Gene kısa bir sessizlik. Sonra havadan sudan sohbet başladı. Sohbet ilerledikçe Ali Karacabey tarlalarının ortasında bir filozof keşfettiğini anladı. On dakika diye uğradığı kahvede saatine baktı, iki saat olmuştu. Yavaş yavaş kalkması gerekiyordu. Dönüşü vardı bir de bu yolun. Kalktı Rıza’nın eline sarıldı.
“Müsaade edersen Rıza amca, elini öpüp babalar gününü ben kutlayabilir miyim?” İlk defa güldü Rıza amca. Bıraktı elini öpmesi için.
“Bak işte Allah yolladı seni buraya. Babalar günümü sen kutladın oğul yerine.” Ali bir şey demedi. Rıza Ali’yi yanaklarından öptü, arabaya kadar uğurladı.
“Gene gel vaktin olursa.”
“Geleceğim Rıza baba. Söz.” Çeşmeye gitti. İki bidon suyunu doldurdu. Kana kana içti çeşmeden de. İçinde bir huzur yola koyuldu. Yolda bir seradan begonyalarını da aldı…

***

Sabah erkenden kalktı. Selen’i uyandırmadan çıkmaya çalıştıysa da başaramadı. Selen yatakta doğruldu.

“Nereye bu saatte?”
“Babama. Babalar gününü kutlamaya…”
“E, erken değil mi?”
“Yok. Daha iyi ortalık sakinken…”
“Ben de geleyim mi? İster misin?”
“Yani. Ben yalnız gideyim istersen.” Selen ısrar etmedi.
“Peki… Benim de babalar gününü kutladığımı söyle.” Ali güldü.
“Söylerim.
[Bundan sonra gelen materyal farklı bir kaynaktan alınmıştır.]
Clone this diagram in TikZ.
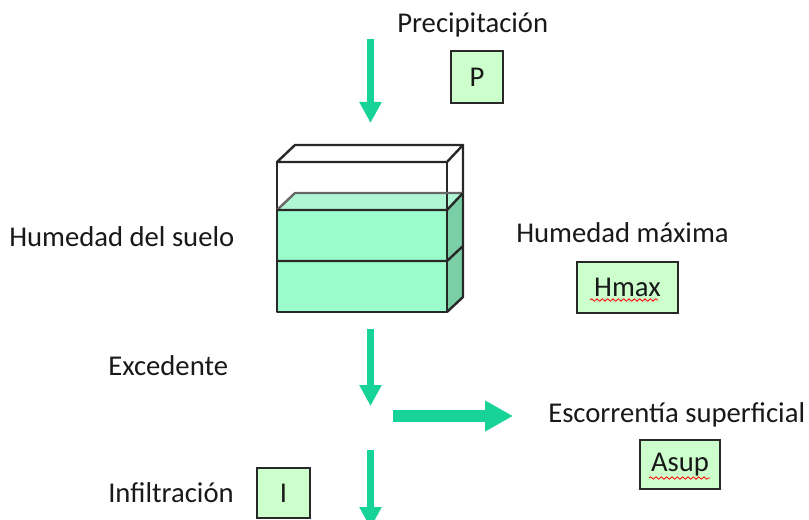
\documentclass[tikz,border=0pt]{standalone}
\usepackage{fontspec}
\setmainfont{Carlito}
\usetikzlibrary{arrows.meta,decorations.pathmorphing}
\definecolor{arrowc}{RGB}{24,211,152}
\definecolor{boxfill}{RGB}{204,255,204}
\definecolor{waterfront}{RGB}{155,252,204}
\definecolor{watertop}{RGB}{175,247,212}
\definecolor{waterside}{RGB}{122,207,166}
\definecolor{edgec}{RGB}{40,40,40}
\definecolor{textc}{RGB}{25,25,25}
\tikzset{
  lbl/.style={anchor=base west, inner sep=0pt, text=textc, font=\fontsize{21.5pt}{24pt}\selectfont},
  varbox/.style={draw=edgec, line width=1.6pt, fill=boxfill, inner sep=0pt, text=textc, font=\fontsize{21.5pt}{24pt}\selectfont},
  vflow/.style={draw=arrowc, line width=5.25pt, -{Triangle[width=15.75pt,length=15.75pt]}},
  hflow/.style={draw=arrowc, line width=9pt, -{Triangle[width=21.75pt,length=21pt]}},
  cubeedge/.style={draw=edgec, line width=1.8pt, line join=round},
  squiggle/.style={draw=red, line width=0.6pt, decorate, decoration={snake, segment length=4pt, amplitude=0.9pt}}
}
\begin{document}
\begin{tikzpicture}[x=0.75pt,y=-0.75pt]
\useasboundingbox (0,0) rectangle (809,520);
\fill[white] (0,0) rectangle (809,520);
\clip (0,0) rectangle (809,520);

% labels
\node[lbl] (lprec) at (397,33) {Precipitación};
\node[lbl] (lhum) at (9,246) {Humedad del suelo};
\node[lbl] (lhmax) at (516,243) {Humedad máxima};
\node[lbl] (lexc) at (108,375) {Excedente};
\node[lbl] (lesc) at (548,422) {Escorrentía superficial};
\node[lbl] (linf) at (108,502) {Infiltración};

% variable boxes
\node[varbox, minimum width=39pt, minimum height=39pt] (P) at (477,77) {P};
\node[varbox, minimum width=75.75pt, minimum height=38.25pt] (Hmax) at (627.5,287.5) {Hmax};
\node[varbox, minimum width=60pt, minimum height=36.75pt] (Asup) at (680,464.5) {Asup};
\node[varbox, minimum width=39.75pt, minimum height=37.5pt] (I) at (283.5,493) {I};

% spell-check underlines
\coordinate (sq1a) at (590,300); \coordinate (sq1b) at (658,300);
\coordinate (sq2a) at (649,478); \coordinate (sq2b) at (710,478);
\draw[squiggle] (sq1a) -- (sq1b);
\draw[squiggle] (sq2a) -- (sq2b);

% soil tank
\fill[watertop] (277,210) -- (295,193) -- (463,193) -- (447,210) -- cycle;
\fill[waterfront] (277,210) rectangle (447,312);
\fill[waterside] (447,210) -- (463,193) -- (463,297) -- (447,312) -- cycle;
\draw[cubeedge] (277,162) -- (295,145) -- (463,145) -- (447,162) -- cycle;
\draw[cubeedge] (463,145) -- (463,297) -- (447,312);
\draw[cubeedge] (277,162) rectangle (447,312);
\draw[cubeedge, draw=edgec!70] (277,210) -- (295,193) -- (463,193);
\draw[cubeedge] (277,210) -- (447,210) -- (463,193);
\draw[cubeedge] (277,261) -- (447,261) -- (463,246);

% flow arrows
\coordinate (a1s) at (370.5,39); \coordinate (a1e) at (370.5,123);
\coordinate (a2s) at (370.5,329); \coordinate (a2e) at (370.5,406);
\coordinate (a3s) at (393,416); \coordinate (a3e) at (513,416);
\coordinate (a4s) at (370.5,450); \coordinate (a4e) at (370.5,528);
\draw[vflow] (a1s) -- (a1e);
\draw[vflow] (a2s) -- (a2e);
\draw[hflow] (a3s) -- (a3e);
\draw[vflow] (a4s) -- (a4e);
\end{tikzpicture}
\end{document}
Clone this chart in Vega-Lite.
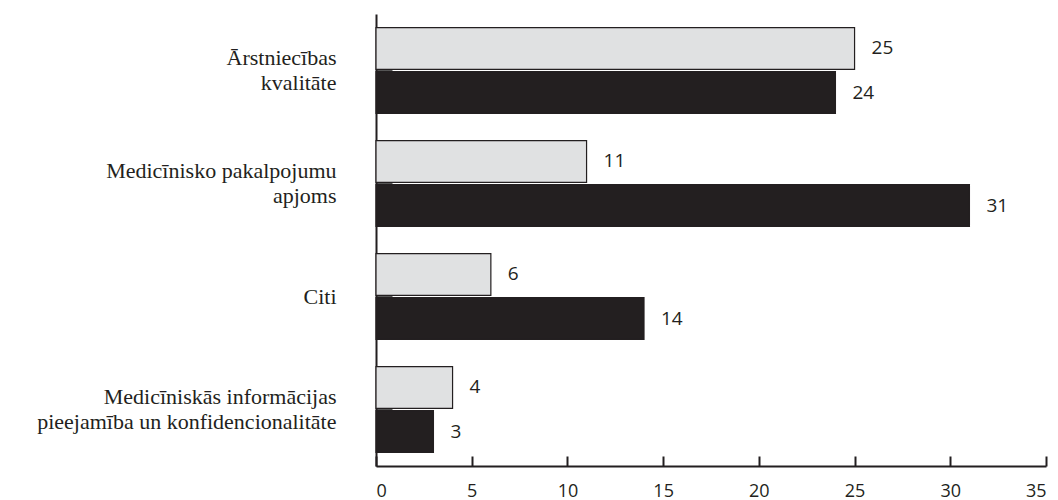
{
  "$schema": "https://vega.github.io/schema/vega-lite/v6.json",
  "width": 670,
  "height": 452,
  "autosize": {"type": "none"},
  "padding": {"left": 376, "top": 14, "right": 12, "bottom": 34},
  "background": "white",
  "data": {
    "values": [
      {"kategorija": "Ārstniecības|kvalitāte", "grupa": "A", "vertiba": 25},
      {"kategorija": "Ārstniecības|kvalitāte", "grupa": "B", "vertiba": 24},
      {"kategorija": "Medicīnisko pakalpojumu|apjoms", "grupa": "A", "vertiba": 11},
      {"kategorija": "Medicīnisko pakalpojumu|apjoms", "grupa": "B", "vertiba": 31},
      {"kategorija": "Citi", "grupa": "A", "vertiba": 6},
      {"kategorija": "Citi", "grupa": "B", "vertiba": 14},
      {"kategorija": "Medicīniskās informācijas|pieejamība un konfidencionalitāte", "grupa": "A", "vertiba": 4},
      {"kategorija": "Medicīniskās informācijas|pieejamība un konfidencionalitāte", "grupa": "B", "vertiba": 3}
    ]
  },
  "encoding": {
    "y": {
      "field": "kategorija",
      "type": "nominal",
      "sort": null,
      "scale": {"paddingInner": 0.24, "paddingOuter": 0.12},
      "axis": {
        "title": null,
        "labelExpr": "split(datum.label, '|')",
        "labelFont": "Liberation Serif",
        "labelFontSize": 22,
        "labelLineHeight": 25,
        "labelColor": "#231f20",
        "labelPadding": 56,
        "labelLimit": 400,
        "labelOffset": {"condition": {"test": "datum.value == 'Citi'", "value": 0}, "value": -12.5},
        "domainColor": "#231f20",
        "domainWidth": 2,
        "ticks": true,
        "tickSize": -16,
        "tickColor": "#555555",
        "tickWidth": 2
      }
    },
    "yOffset": {
      "field": "grupa",
      "type": "nominal",
      "scale": {"paddingInner": 0.05}
    },
    "x": {
      "field": "vertiba",
      "type": "quantitative",
      "scale": {"domain": [0, 35], "nice": false},
      "axis": {
        "title": null,
        "values": [0, 5, 10, 15, 20, 25, 30, 35],
        "grid": false,
        "labelFont": "Open Sans",
        "labelFontSize": 18,
        "labelColor": "#231f20",
        "labelPadding": 26,
        "domainColor": "#231f20",
        "domainWidth": 2,
        "tickColor": "#231f20",
        "tickWidth": 2,
        "tickSize": -10
      }
    }
  },
  "layer": [
    {
      "mark": {"type": "bar", "stroke": "#231f20", "strokeWidth": 1.2},
      "encoding": {
        "color": {
          "field": "grupa",
          "type": "nominal",
          "scale": {"domain": ["A", "B"], "range": ["#e0e1e2", "#231f20"]},
          "legend": null
        }
      }
    },
    {
      "mark": {"type": "text", "align": "left", "baseline": "middle", "dx": 17, "font": "Open Sans", "fontSize": 19, "color": "#231f20"},
      "encoding": {
        "text": {"field": "vertiba", "type": "quantitative"}
      }
    }
  ],
  "config": {"view": {"stroke": null}}
}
Tamam.” Yol açıktı ve on beş dakika sonra vardı babasının yanına. Çiçeklerle suyu getirdi.
“Bak baba, sevdiğin çiçeklerden ve Karacabey’deki suyundan getirdim.”

Cevap beklemeden hemen çiçeklerini ekti. Bidon suları da döktü babasının mezarı üstüne. Umarım sevinmiştir diye düşündü.
Açtı ellerini dua etti. Bir meltem geldi geçti Ali’nin içinden. Hissetti rüzgarın içinden geçişini. Sanki serin bir pınarda yıkanır gibi. Bir haz kapladı içini.

“Babalar günün kutlu olsun. Teşekkürler her şey için. Olup olmaması mühim değil, teşekkürler bizim için yapmaya çalıştıkların, gayretlerin için. Öğrettiklerin için.”

Döndü gözünden akan bir iki damlayı saklamaya çalıştı. Sanki dönünce saklayabilirmiş gibi. Kendi kendine güldü. Arabasına yürüdü.